Graciliano Ramos, outro apreciador do supra-suco dos alambiques, buscava no cárcere uns golinhos de contrabando para segurar aquele rojão. Preso em 1936, acusado de ser comunista, publicou as memórias desse período, que durou onze meses. Nelas conta como sua esposa trouxe escondida uma garrafa no dia de seu aniversário: "Arranjei meio de espatifar a rolha, enchi o caneco, fui pródigo."

Maurício Ayer, professor, pesquisador e um dos responsáveis pelo ótimo site Mapa da Cachaça, lembra em ensaio que a relação de Graciliano com a aguardente era de gosto, sim, mas também de janela para a liberdade e avivamento das lembranças, tal como a madeleine de Proust.

No diário do mestre alagoano, a voz do companheiro de prisão e pileque "desmaiava no som das ondas". Eram ruídos longínquos, que embalavam o "trabalho na minha sala de jantar", numa turva mistura daquele presente com o passado.

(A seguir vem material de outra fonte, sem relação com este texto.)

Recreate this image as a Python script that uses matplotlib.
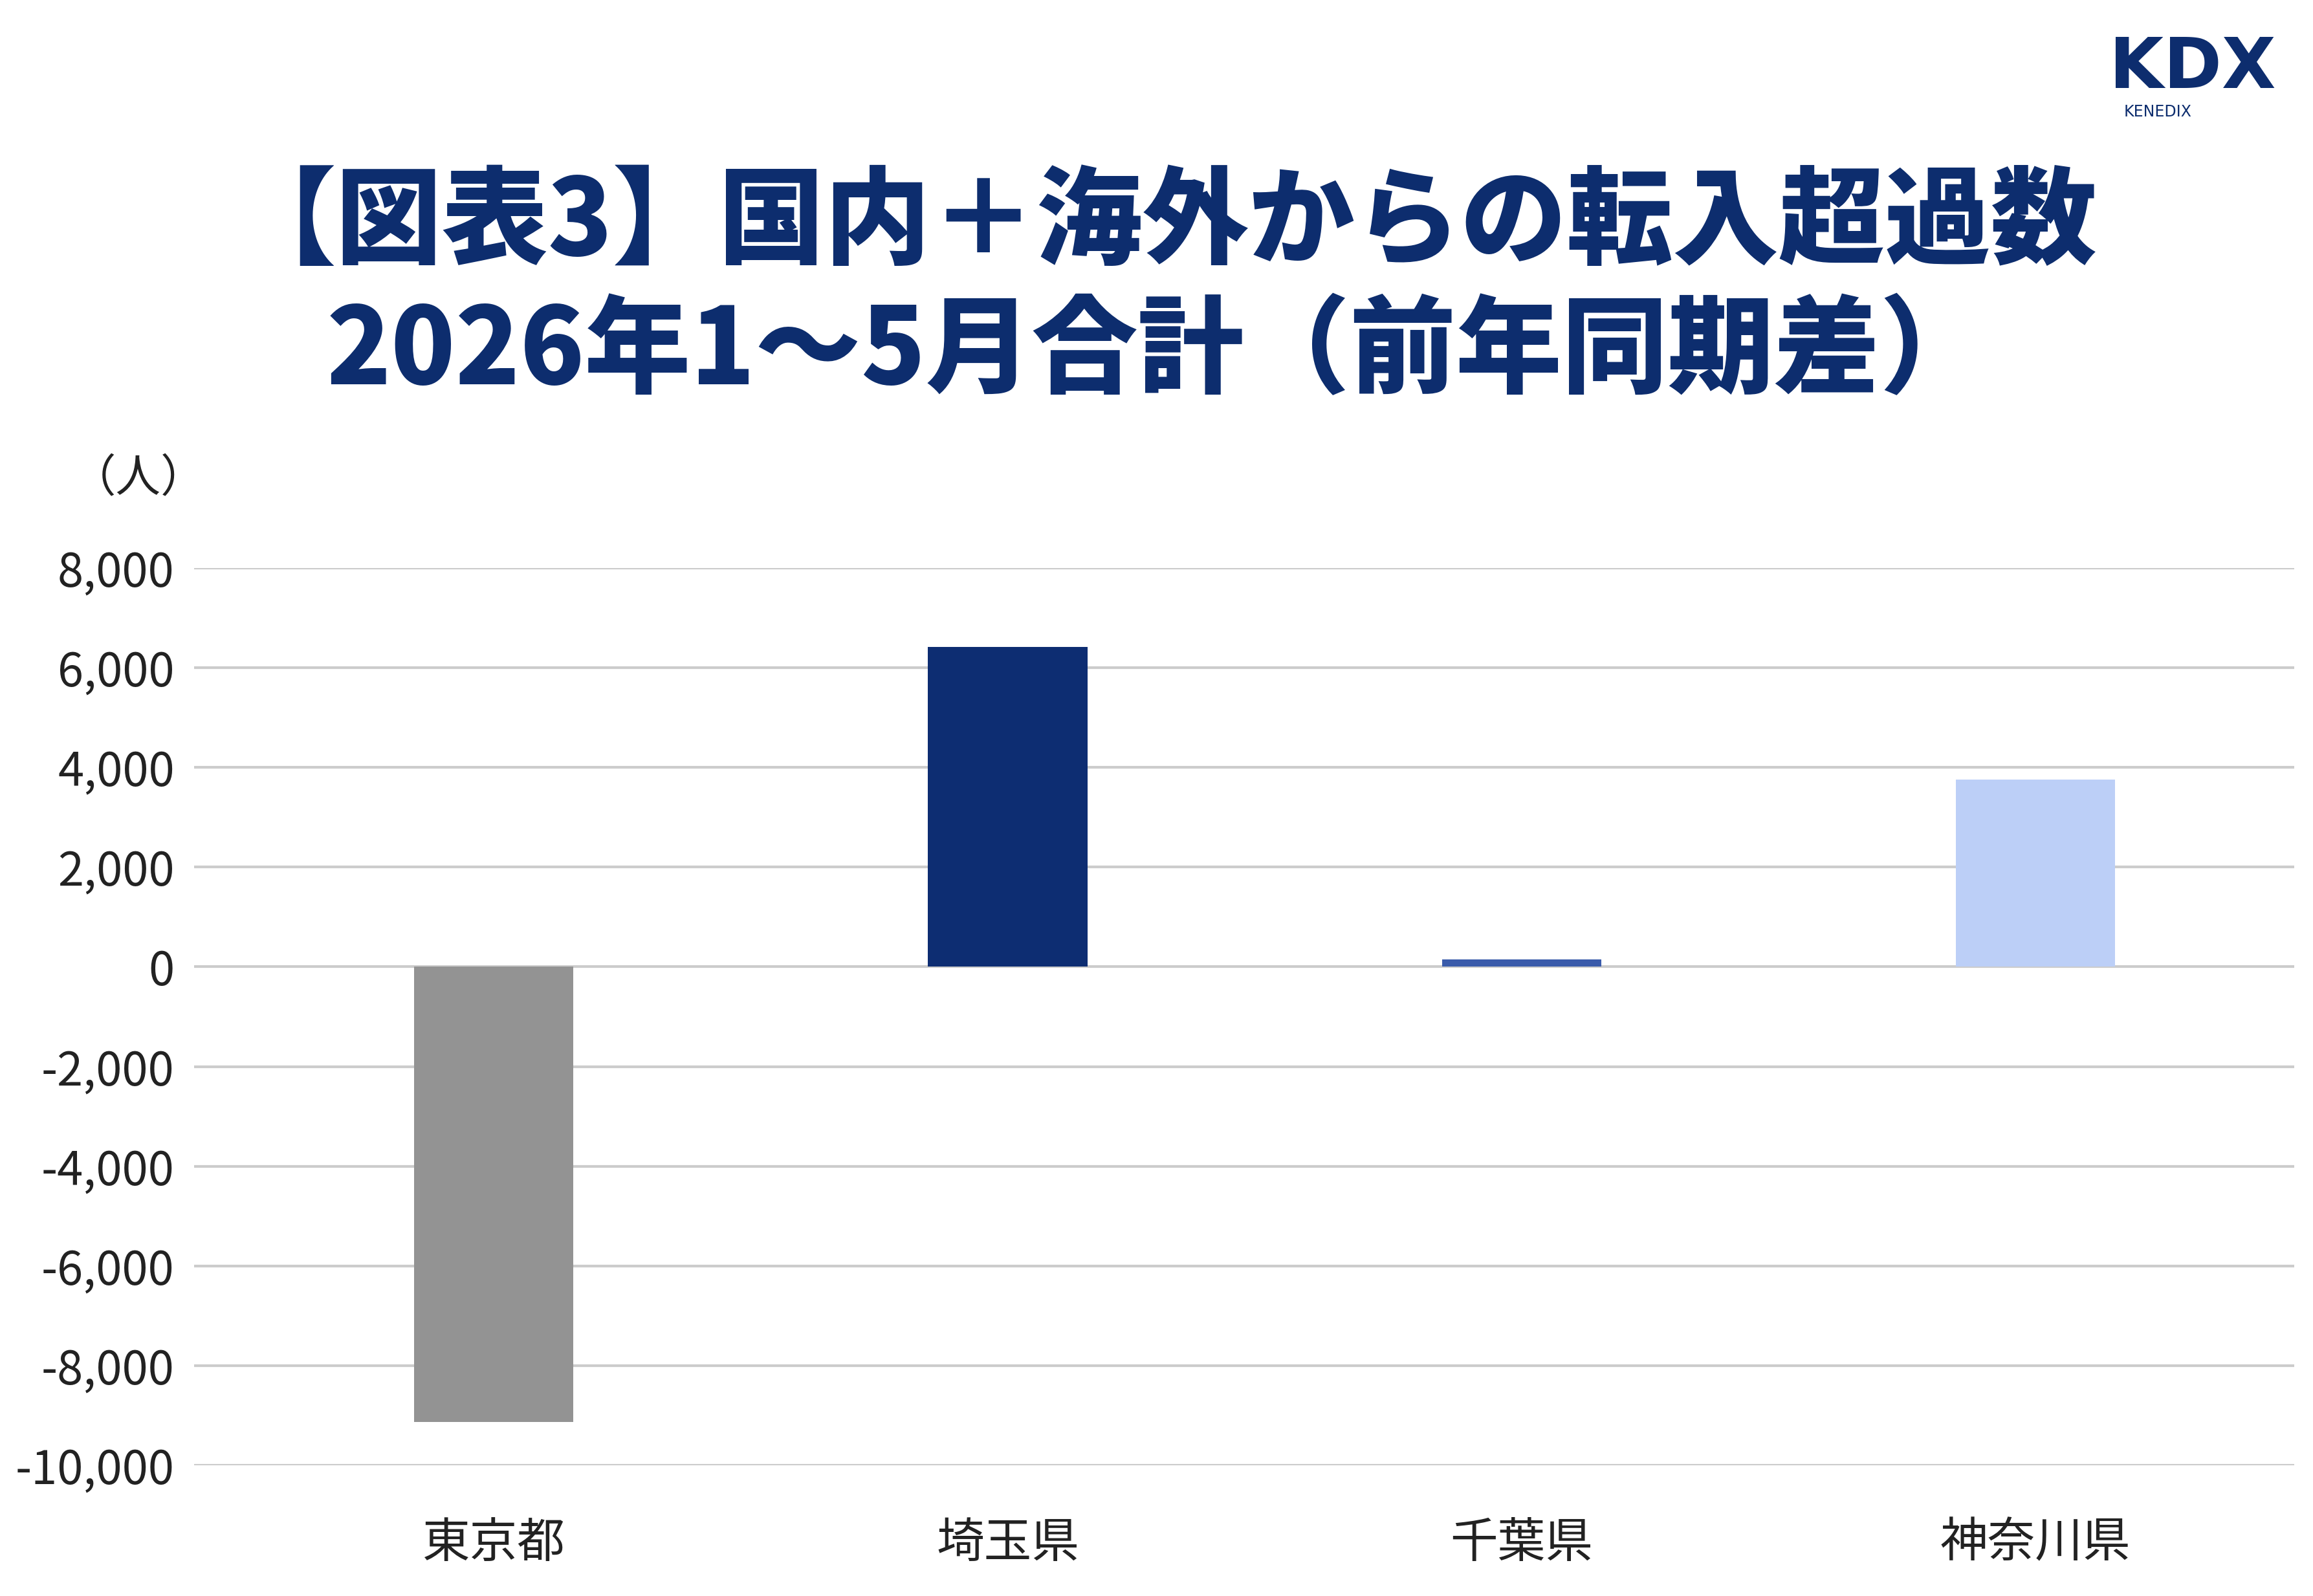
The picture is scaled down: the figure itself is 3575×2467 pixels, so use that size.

Trabalho que lhe era negado e hoje falta. O tempo se perde no decorrer da história, dizia Gil. Algumas partes, é melhor não repetir. As jabuticabas seguem vivas. Assim como a receita de caipirinha do padre bon-vivant que um dia foi meu vizinho.

Caipirinha de jabuticaba

  • Um punhado de jabuticabas (cinco ou seis)
  • 60 ml de cachaça
  • Duas colheres de açúcar

Passo a passo

Macere as frutas e o açúcar num copo americano. Acrescente gelo e em seguida a pinga. Mexa devagar até misturar bem os ingredientes.